** DATA SEGMENT **
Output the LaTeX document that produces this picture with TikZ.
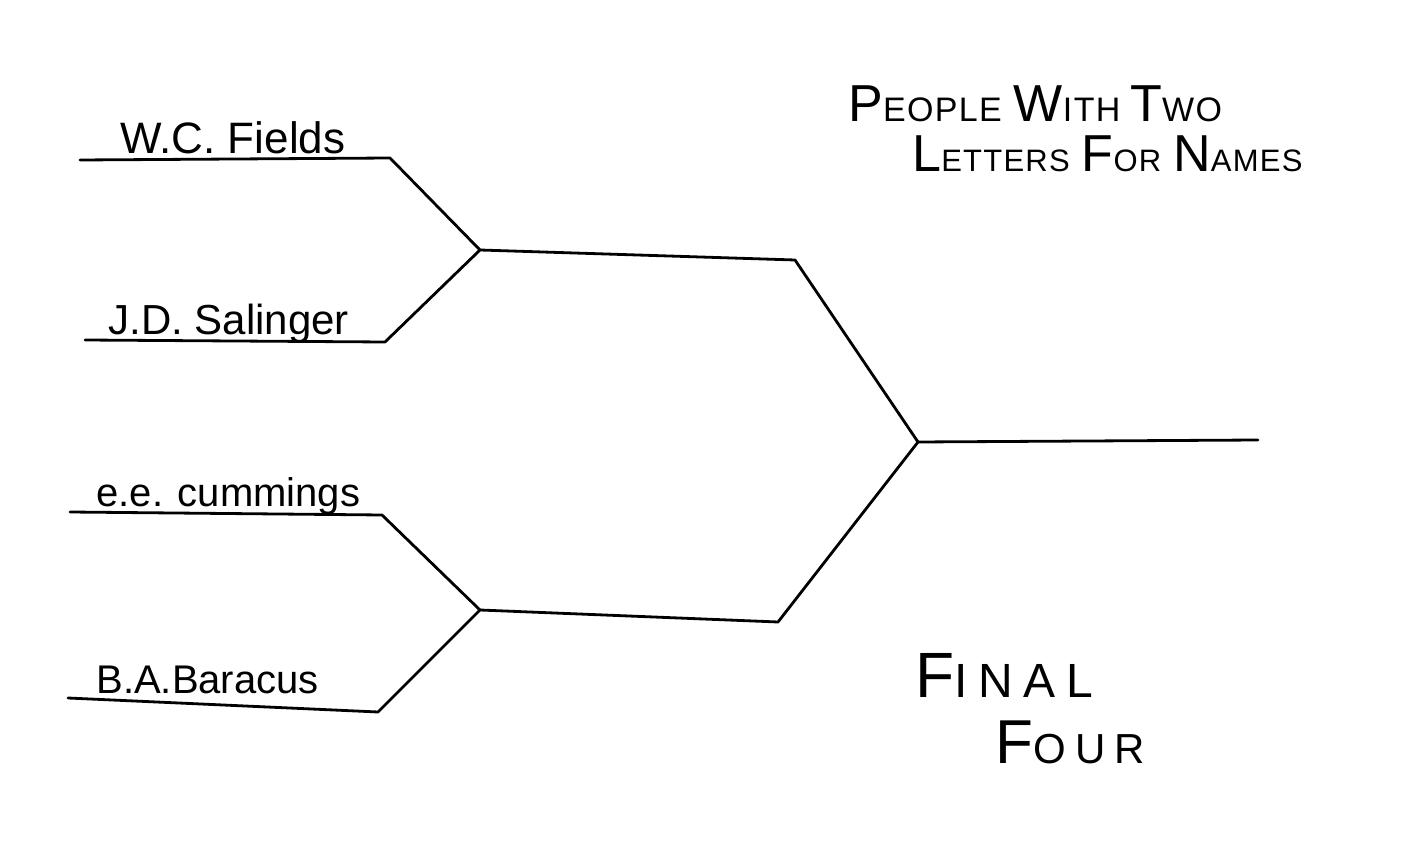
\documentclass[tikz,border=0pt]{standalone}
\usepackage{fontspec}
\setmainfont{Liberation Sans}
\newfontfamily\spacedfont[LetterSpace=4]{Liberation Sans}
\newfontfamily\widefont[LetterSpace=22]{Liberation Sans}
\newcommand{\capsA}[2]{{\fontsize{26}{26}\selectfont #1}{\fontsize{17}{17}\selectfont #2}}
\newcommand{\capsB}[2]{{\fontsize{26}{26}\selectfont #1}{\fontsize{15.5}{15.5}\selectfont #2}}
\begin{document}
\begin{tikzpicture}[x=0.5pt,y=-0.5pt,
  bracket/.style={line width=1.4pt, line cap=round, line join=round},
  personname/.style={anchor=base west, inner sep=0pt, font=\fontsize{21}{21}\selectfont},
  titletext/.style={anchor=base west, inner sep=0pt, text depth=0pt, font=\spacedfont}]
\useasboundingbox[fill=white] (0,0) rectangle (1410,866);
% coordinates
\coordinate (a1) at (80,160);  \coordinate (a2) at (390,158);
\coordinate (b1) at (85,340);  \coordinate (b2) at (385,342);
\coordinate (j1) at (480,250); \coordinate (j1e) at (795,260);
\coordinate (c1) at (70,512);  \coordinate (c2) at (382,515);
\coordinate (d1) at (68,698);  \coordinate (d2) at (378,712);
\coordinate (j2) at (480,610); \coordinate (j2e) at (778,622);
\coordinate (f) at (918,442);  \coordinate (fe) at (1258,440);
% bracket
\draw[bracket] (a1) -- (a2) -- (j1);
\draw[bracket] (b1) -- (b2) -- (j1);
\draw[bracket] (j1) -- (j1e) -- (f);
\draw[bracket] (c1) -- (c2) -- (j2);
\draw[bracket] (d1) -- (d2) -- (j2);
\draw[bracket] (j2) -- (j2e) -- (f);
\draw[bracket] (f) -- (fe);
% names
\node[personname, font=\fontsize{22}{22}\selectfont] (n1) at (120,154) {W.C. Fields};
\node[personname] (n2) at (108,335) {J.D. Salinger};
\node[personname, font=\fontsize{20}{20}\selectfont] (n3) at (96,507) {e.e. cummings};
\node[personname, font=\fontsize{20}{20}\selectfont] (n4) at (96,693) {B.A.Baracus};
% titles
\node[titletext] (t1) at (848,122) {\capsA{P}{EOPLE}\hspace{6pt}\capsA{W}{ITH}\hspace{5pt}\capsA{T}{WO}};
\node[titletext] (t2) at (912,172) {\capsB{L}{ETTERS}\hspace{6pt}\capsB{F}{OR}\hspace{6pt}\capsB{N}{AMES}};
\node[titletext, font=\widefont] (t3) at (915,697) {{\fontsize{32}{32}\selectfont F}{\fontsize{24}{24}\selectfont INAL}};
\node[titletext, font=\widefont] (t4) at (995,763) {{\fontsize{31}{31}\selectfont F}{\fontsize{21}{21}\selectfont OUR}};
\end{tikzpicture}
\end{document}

** WORK REQUIRED **
Skip the images and write out the rest of the listing exactly.

** EXERCISE ANSWER **
Output the LaTeX document that produces this picture with TikZ.
\documentclass[tikz,border=0pt]{standalone}
\usepackage{fontspec}
\setmainfont{Liberation Sans}
\newfontfamily\spacedfont[LetterSpace=4]{Liberation Sans}
\newfontfamily\widefont[LetterSpace=22]{Liberation Sans}
\newcommand{\capsA}[2]{{\fontsize{26}{26}\selectfont #1}{\fontsize{17}{17}\selectfont #2}}
\newcommand{\capsB}[2]{{\fontsize{26}{26}\selectfont #1}{\fontsize{15.5}{15.5}\selectfont #2}}
\begin{document}
\begin{tikzpicture}[x=0.5pt,y=-0.5pt,
  bracket/.style={line width=1.4pt, line cap=round, line join=round},
  personname/.style={anchor=base west, inner sep=0pt, font=\fontsize{21}{21}\selectfont},
  titletext/.style={anchor=base west, inner sep=0pt, text depth=0pt, font=\spacedfont}]
\useasboundingbox[fill=white] (0,0) rectangle (1410,866);
% coordinates
\coordinate (a1) at (80,160);  \coordinate (a2) at (390,158);
\coordinate (b1) at (85,340);  \coordinate (b2) at (385,342);
\coordinate (j1) at (480,250); \coordinate (j1e) at (795,260);
\coordinate (c1) at (70,512);  \coordinate (c2) at (382,515);
\coordinate (d1) at (68,698);  \coordinate (d2) at (378,712);
\coordinate (j2) at (480,610); \coordinate (j2e) at (778,622);
\coordinate (f) at (918,442);  \coordinate (fe) at (1258,440);
% bracket
\draw[bracket] (a1) -- (a2) -- (j1);
\draw[bracket] (b1) -- (b2) -- (j1);
\draw[bracket] (j1) -- (j1e) -- (f);
\draw[bracket] (c1) -- (c2) -- (j2);
\draw[bracket] (d1) -- (d2) -- (j2);
\draw[bracket] (j2) -- (j2e) -- (f);
\draw[bracket] (f) -- (fe);
% names
\node[personname, font=\fontsize{22}{22}\selectfont] (n1) at (120,154) {W.C. Fields};
\node[personname] (n2) at (108,335) {J.D. Salinger};
\node[personname, font=\fontsize{20}{20}\selectfont] (n3) at (96,507) {e.e. cummings};
\node[personname, font=\fontsize{20}{20}\selectfont] (n4) at (96,693) {B.A.Baracus};
% titles
\node[titletext] (t1) at (848,122) {\capsA{P}{EOPLE}\hspace{6pt}\capsA{W}{ITH}\hspace{5pt}\capsA{T}{WO}};
\node[titletext] (t2) at (912,172) {\capsB{L}{ETTERS}\hspace{6pt}\capsB{F}{OR}\hspace{6pt}\capsB{N}{AMES}};
\node[titletext, font=\widefont] (t3) at (915,697) {{\fontsize{32}{32}\selectfont F}{\fontsize{24}{24}\selectfont INAL}};
\node[titletext, font=\widefont] (t4) at (995,763) {{\fontsize{31}{31}\selectfont F}{\fontsize{21}{21}\selectfont OUR}};
\end{tikzpicture}
\end{document}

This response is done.